There is no greater example of the state’s great variability then the fact that last year’s winter set all kinds of records for rain and snowfall after a prolonged drought that lasted half a decade.

About 95 inches of water fell in the Northern Sierra last winter, according to the 8-station index run by the department of water resources.

The winter before that, about 59 inches fell. The average is 55 inches.

In 2014-2015, at the bottom of the drought, only 37 inches of precipitation graced the northern part of California’s highest mountain range. The precipitations totals for this year currently hover around 12 inches, although the forecasts are calling for rain throughout the remainder of the week and into next.

But more important than the total of precipitation is the type that falls, or what water experts refer to as the snow-water equivalent.

In the winter, precipitation as pure rain is less beneficial. California needs a large snowpack that melts incrementally throughout the spring and early summer to replenish its system of reservoirs.

Furthermore, those reservoirs, combined with the streams and rivers that flow from the Sierra, makes up more than two-thirds of the water used by California residents, farms and other water-intensive businesses. It also provides crucial habitat to an array of endangered fish and other species.

While Wednesday’s snow survey at the Phillips Station near Echo Summit southwest of Lake Tahoe is largely ceremonial and only gives an idea of conditions at a specific location, the measurement does indicate a snowpack inadequacy throughout the Sierra Nevada.

The snow-water equivalent measurement throughout the Northern Sierra is 2.3 inches, only 21 percent of the historic average, according to the Department of Water Resources. The same low readings prevail in the central and southern parts of the Sierra as well.

“The survey is a disappointing start of the year, but it’s far too early to draw conclusions about what kind of a wet season we’ll have this year,” Gehrke, who conducted the survey at Phillips Station, said. “There’s plenty of time left in the traditional wet season to reverse the dry trend we’ve been experiencing.”

The high-pressure system that has entrenched itself over Northern California throughout December has shown signs of dissipating.
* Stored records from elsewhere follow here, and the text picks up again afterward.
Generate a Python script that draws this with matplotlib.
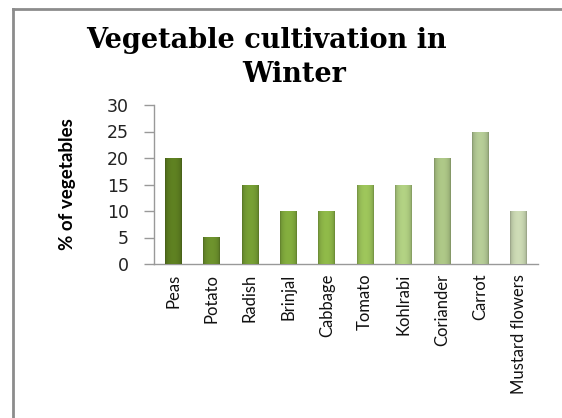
import matplotlib
matplotlib.use("Agg")
import matplotlib.pyplot as plt
import numpy as np
from matplotlib.colors import to_rgb
from matplotlib.lines import Line2D

categories = ["Peas", "Potato", "Radish", "Brinjal", "Cabbage", "Tomato",
              "Kohlrabi", "Coriander", "Carrot", "Mustard flowers"]
values = [20, 5, 15, 10, 10, 15, 15, 20, 25, 10]
colors = ["#58781f", "#66892a", "#6f9531", "#7ba23a", "#86ad44", "#93b855",
          "#a6c37a", "#a2ba7e", "#aabf8d", "#bfcca9"]
yticks = [0, 5, 10, 15, 20, 25, 30]

fig = plt.figure(figsize=(5.62, 4.18), dpi=100)
W, H = 562, 418
ax = fig.add_axes([154 / W, 1 - 264 / H, (538 - 154) / W, (264 - 105) / H])

x = np.arange(len(categories))
bw = 0.44
bars = ax.bar(x, values, width=bw, color=colors, zorder=2)
for b, c in zip(bars, colors):
    base = np.array(to_rgb(c))
    t = np.linspace(0, 1, 64)
    prof = 0.70 + 0.38 * np.sin(np.pi * t) ** 0.35
    img = np.clip(base[None, :] * prof[:, None], 0, 1)[None, :, :]
    im = ax.imshow(img, extent=[b.get_x(), b.get_x() + b.get_width(), 0, b.get_height()],
                   aspect="auto", zorder=3, interpolation="bilinear")
    im.set_clip_path(b)

ax.set_xlim(-0.5, len(categories) - 0.5)
ax.set_ylim(0, 30)
ax.set_yticks(yticks)
ax.set_yticklabels([str(v) for v in yticks], fontsize=12.5, family="DejaVu Sans", color="#222222")
ax.set_xticks(x)
ax.set_xticklabels(categories, rotation=90, fontsize=12,
                   family=["Lato", "DejaVu Sans"], color="#111111")
ax.tick_params(axis="x", length=0, pad=7)
ax.tick_params(axis="y", length=7, color="#999999", width=1, pad=11)
for s in ["top", "right"]:
    ax.spines[s].set_visible(False)
for s in ["left", "bottom"]:
    ax.spines[s].set_color("#999999")
    ax.spines[s].set_linewidth(1)
ax.set_ylabel("% of vegetables", fontsize=13.5, fontweight="bold",
              family=["Lato", "DejaVu Sans"], labelpad=22)

fig.text(266 / W, 1 - 41 / H, "Vegetable cultivation in", ha="center", va="center",
         fontsize=19.5, fontweight="bold", family="DejaVu Serif")
fig.text(294 / W, 1 - 75 / H, "Winter", ha="center", va="center",
         fontsize=19.5, fontweight="bold", family="DejaVu Serif")

# outer frame (left and top edges)
fig.add_artist(Line2D([12.5 / W, 12.5 / W], [0, 1 - 8.5 / H], transform=fig.transFigure,
                      color="#8c8c8c", lw=2))
fig.add_artist(Line2D([12.5 / W, 1], [1 - 8.5 / H, 1 - 8.5 / H], transform=fig.transFigure,
                      color="#8c8c8c", lw=2))

fig.savefig("out.png", dpi=100)
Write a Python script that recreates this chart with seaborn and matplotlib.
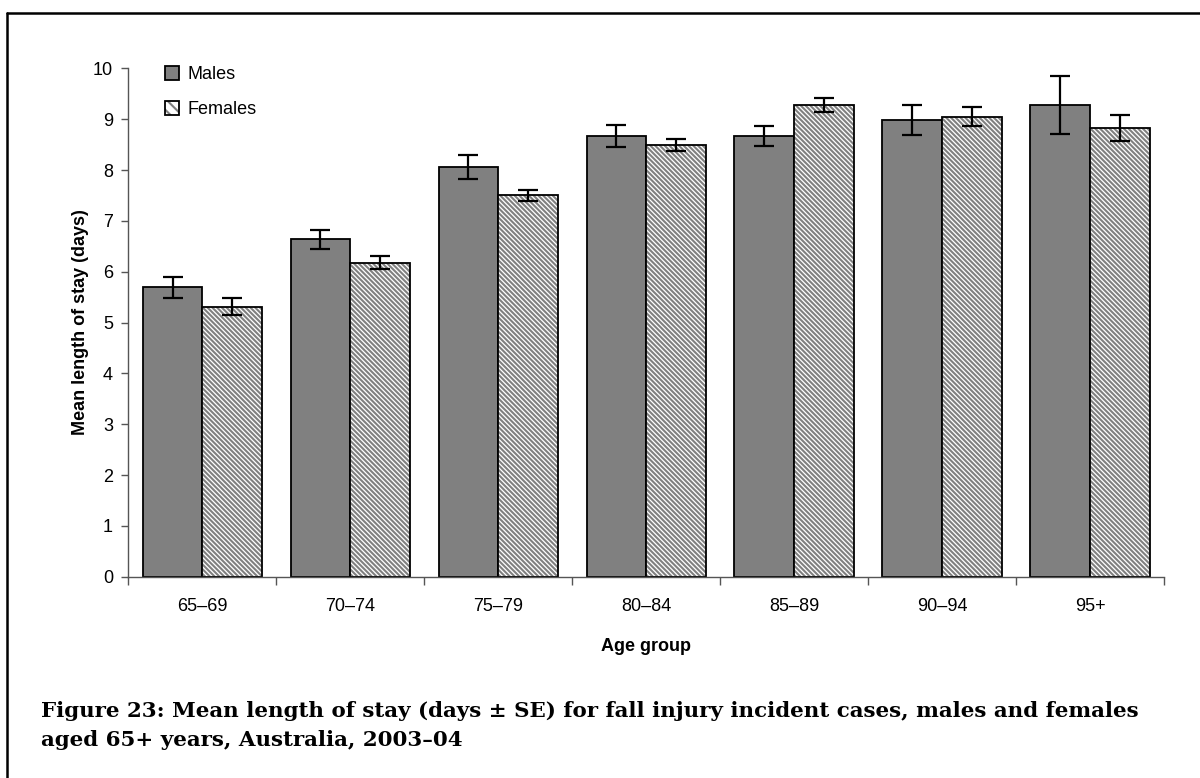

But forecasters also caution that after a series of smaller storms, none of which will be enormous moisture-laden atmospheric rivers so critical to California’s water health, another dry spell looks to return for the last half of January.

California receives half of its annual moisture in December, January and February. If things don’t change soon, drought conditions that Californians thought were in the past could be back after only a year away.